Windmills, solar and the other renewables—even including hydro—will only ever provide a piddling amount of the power we currently consume. Tim Flannery, the Climate Change ambassador, admitted on the eve of Earth Hour that it will take at least a thousand years for the current proposed emissions reductions to have any noticeable effect upon the climate. And that’s the really inconvenient truth. The task is beyond us. Even if we give the planet the benefit of the doubt, as we are constantly being reminded to do, and assume giant leaps forward in renewable resources and technology, Mother Nature simply cannot do the job of providing us humans with the energy we desire without coal. Or uranium. But let’s not go there, either.

So the only real choice we have, as Earth Hour quite rightly points out, is abstinence. We have to learn to do without. Each and every one of us. Each and every day. On a scale that will change our lives beyond recognition.

The good news is, it’s not as if we don’t know how to. During the Second World War, London famously and ingeniously coped without all sorts of things, from sugar to stockings. More recently, Sydneysiders managed to curtail their water usage for several years by making huge daily sacrifices. Sure, gardens died and cars and pavements looked filthy, but we got used to it. So let’s do it again, only this time with our personal energy consumption.

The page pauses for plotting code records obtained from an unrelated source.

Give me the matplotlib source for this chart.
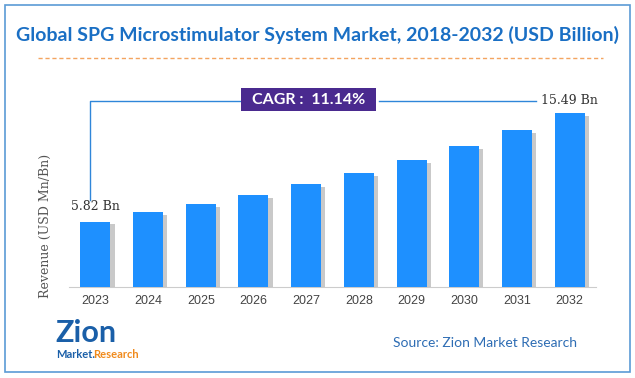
import matplotlib.pyplot as plt
import matplotlib.patheffects as pe
from matplotlib.patches import Rectangle
from matplotlib.lines import Line2D

# --- data ---
years = ['2023', '2024', '2025', '2026', '2027', '2028', '2029', '2030', '2031', '2032']
revenue = [5.82, 6.65, 7.35, 8.15, 9.15, 10.15, 11.3, 12.55, 13.95, 15.49]
cagr_text = 'CAGR :  11.14%'
first_label = '5.82 Bn'
last_label = '15.49 Bn'

W, H = 635, 378
fig = plt.figure(figsize=(W / 100, H / 100), dpi=100)


def fx(px):
    return px / W


def fy(py):
    return 1 - py / H


# outer border
fig.patches.append(Rectangle((fx(5), fy(372)), fx(625), 367 / H, transform=fig.transFigure,
                             fill=False, edgecolor='#5b9bd5', linewidth=1.2))

# title + dashed orange rule
fig.text(0.5, fy(35), 'Global SPG Microstimulator System Market, 2018-2032 (USD Billion)',
         ha='center', va='center', fontsize=14, fontweight='bold', color='#1a6fc4', family='Lato')
fig.lines.append(Line2D([fx(38), fx(603)], [fy(58), fy(58)], transform=fig.transFigure,
                        color='#f4a460', linewidth=1, linestyle=(0, (3, 2))))

ax = fig.add_axes([fx(69), fy(287), fx(596) - fx(69), (287 - 80) / H])
x = range(len(years))
bars = ax.bar(x, revenue, width=0.57, color='#1e90ff', zorder=3)
for b in bars:
    b.set_path_effects([pe.SimplePatchShadow(offset=(3, -2), shadow_rgbFace='#666666', alpha=0.35),
                        pe.Normal()])

ax.set_xlim(-0.5, len(years) - 0.5)
ax.set_ylim(0, 18.4)
ax.set_xticks(list(x))
ax.set_xticklabels(years, fontsize=9, color='#444444', family='Liberation Sans')
ax.tick_params(axis='x', length=0, pad=6)
ax.set_yticks([])
for s in ['top', 'right', 'left']:
    ax.spines[s].set_visible(False)
ax.spines['bottom'].set_color('#cccccc')

fig.text(fx(45), fy(226), 'Revenue (USD Mn/Bn)', rotation=90, ha='center', va='center',
         fontsize=9, color='#555555', family='DejaVu Serif')

# CAGR annotation
line_y = revenue[-1] + 1.07
ax.plot([-0.11, -0.11, 2.77], [revenue[0] + 1.95, line_y, line_y], color='#2f86d9',
        linewidth=1, clip_on=False, zorder=4)
ax.plot([5.38, 8.37], [line_y, line_y], color='#2f86d9', linewidth=1, clip_on=False, zorder=4)
ax.add_patch(Rectangle((2.77, line_y - 0.95), 2.55, 2.05, facecolor='#4a2a8f', edgecolor='none',
                       clip_on=False, zorder=4))
ax.text(4.045, line_y + 0.05, cagr_text, ha='center', va='center', color='white',
        fontsize=11.5, fontweight='bold', family='Lato', zorder=5)
ax.text(0, revenue[0] + 1.3, first_label, ha='center', va='center', fontsize=9,
        color='#333333', family='DejaVu Serif')
ax.text(len(years) - 1, line_y, last_label, ha='center', va='center', fontsize=9,
        color='#333333', family='DejaVu Serif', clip_on=False)

# logo (text approximation)
fig.text(fx(55), fy(333), 'Zion', ha='left', va='center', fontsize=22, fontweight='bold',
         color='#1a5fa8', family='Lato')
fig.text(fx(56), fy(355), 'Market.', ha='left', va='center', fontsize=8, fontweight='bold',
         color='#1a5fa8', family='Lato')
fig.text(fx(93), fy(355), 'Research', ha='left', va='center', fontsize=8, fontweight='bold',
         color='#f08a1c', family='Lato')

fig.text(fx(485), fy(343), 'Source: Zion Market Research', ha='center', va='center',
         fontsize=10, color='#2e6db4', family='Lato')

fig.savefig('out.png', dpi=100)
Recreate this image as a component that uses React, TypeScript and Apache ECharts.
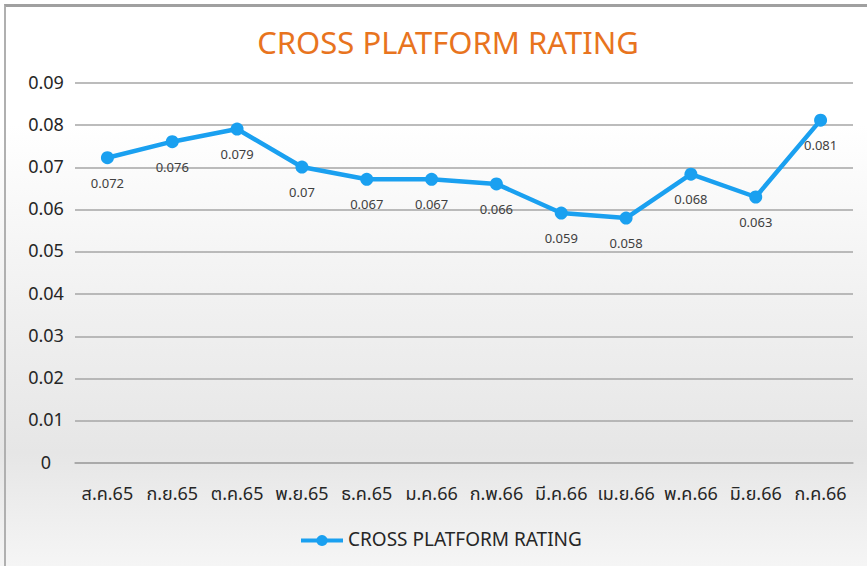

Try it. Only drive your car once a week at the most. Walk or cycle the other days. Breakfast, lunch and dinner? Raw, five days a week. You can cook on the weekend if you must. Eating out, or take-aways? Again, cut down by at least 80 per cent please. Immediately. And if you think it’s hard getting the kids to stop watching the telly, playing Xbox, or spending so long online now—don’t worry. Get rid of the lot of them. In terms of useless wastage, anything on a flat screen is the equivalent of those pesky sprinklers that kids used to jump around in. They’re history. And like the nuns used to say, lights out at 7.30 please. Everyone. Every night.

The government would have us believe that there is a magic-pudding solution available through a carbon tax coupled with targeted tax cuts that allows us to merrily carry on with our current high-energy lifestyle whilst someone else magically makes the emissions disappear. Forget it. The only way to tackle climate change, if you feel so inclined, is to give up all the stuff you love. The lot. Or at least the vast majority of it. Now.

That’s the real message of Earth Hour.

Rowan Dean is a regular panellist on The Gruen Transfer, ABC Television, and is media consultant to Sydney Radio 2UE.